PicoCTF 2014 Write-ups

OBO - 90 (Miscellaneous)

Writeup by Gladius Maximus

Created: 2014-11-08 01:19:48

Last modified: 2014-11-10 00:09:35

Problem

This password changing program was written by an inexperienced C programmer. Can you some find bugs and exploit them to get the flag? The problem can be found at /home/obo/ on the shell server, and the source code can be downloaded here.

Hint

Can you figure out the error the programmer mentioned in the comments?

Note

This problem fits well under the Binary Exploitation category, so we put a copy there as well.

Answer

Overview

The programmer used <= instead of < on line 77, so you can write to the variable on the stack after digits, which happens to be password. Once there, confirm the old password correctly. Modify the $PATH such that python points to a program that prints the flag.

Details

All strings in C are terminated with a null byte. This is how programs know that the string is terminated in memory. For example, the strlen function just counts how many bytes there are until the next null byte. This, in theory, should be the length of the string. Read more about null terminated strings here

On line 68, we see for (i = 0; i <= strlen(new_password); ++i). This is problematic because the programmer used <= instead of <. This means it reads the null terminator at the end of the string and then looks up the value of the null byte (ascii value of 0) in the hex table. If the hex table does not contain ascii value 0, the program gives Invalid character:. If the programmer adds line 30 in, then the hex table does contain ascii value 0 and the program works as expected.

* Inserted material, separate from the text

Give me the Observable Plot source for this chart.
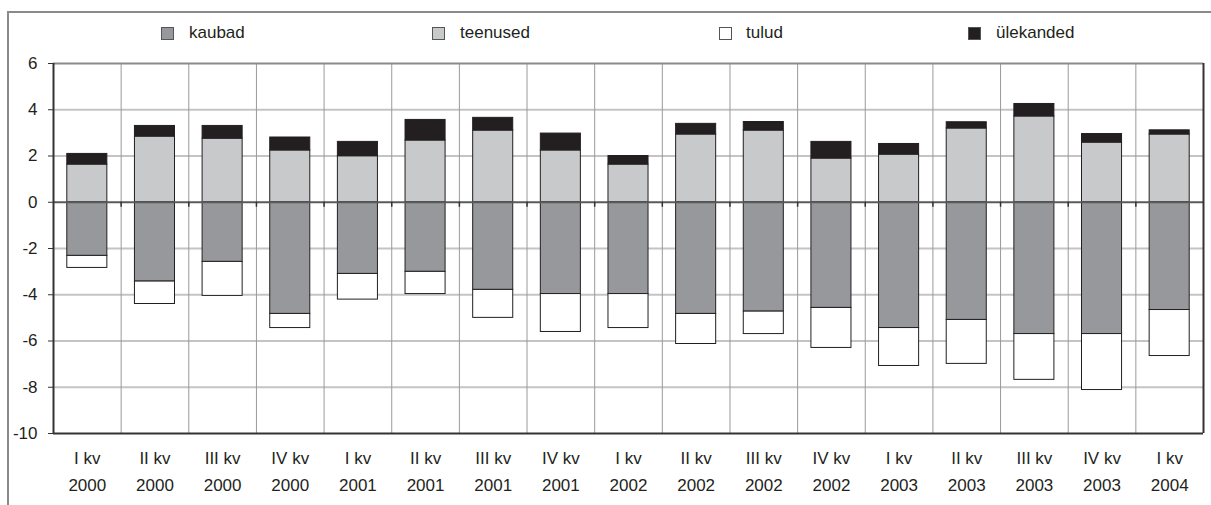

That isn't the only place the programmer made that mistake. On line 70, we see it again: for (i = 0; i <= 16; ++i). This means that we have an index out of bounds error. digits[i] is only defined for i < 16. Index out of bounds behavior in C is undefined. Usually it writes to whatever is next on the stack. See this question for reference. Thus digits[16] writes into the next thing on the stack, which is the variable declared immediately after digits was declared, which is password. It writes a 1 to that position. Therefore the new password is ascii 1. We can inject this character using a line of python.

python -c "print 'abcdefg123456789\n\1'"| /home/obo/obo

Now that should say New password: Confirm old password: Password changed!. Now let us make the program read the flag. Calling system() on any user input is dangerous. Fortunately (for us) that is exactly what the programmer does. We can hijack the python command do do our bidding. When you type in a command from a terminal or from system(), the shell will look in each folder in $PATH starting left to right for an executable with the same name as the one you typed. Normally $PATH contains a colon separated list of folders. Read more about the path here.

We can write to the path. Make a script called python in your home folder, that contains these lines

#!/bin/sh
cat /home/obo/flag.txt

The first line tells the computer how to run this file (with /bin/sh interpreter). The second one gets the flag. Now type in this from the shell

chmod +x python
export PATH=/home_users/pico89244:$PATH

Now lets do the hack on obo again. This time, instead of calling the real python, it will call our hijacked python.

python2 -c "print 'abcdefg123456789\n\1'"| /home/obo/obo

Notice I changed python to python2 so that we used the real python to inject input into obo.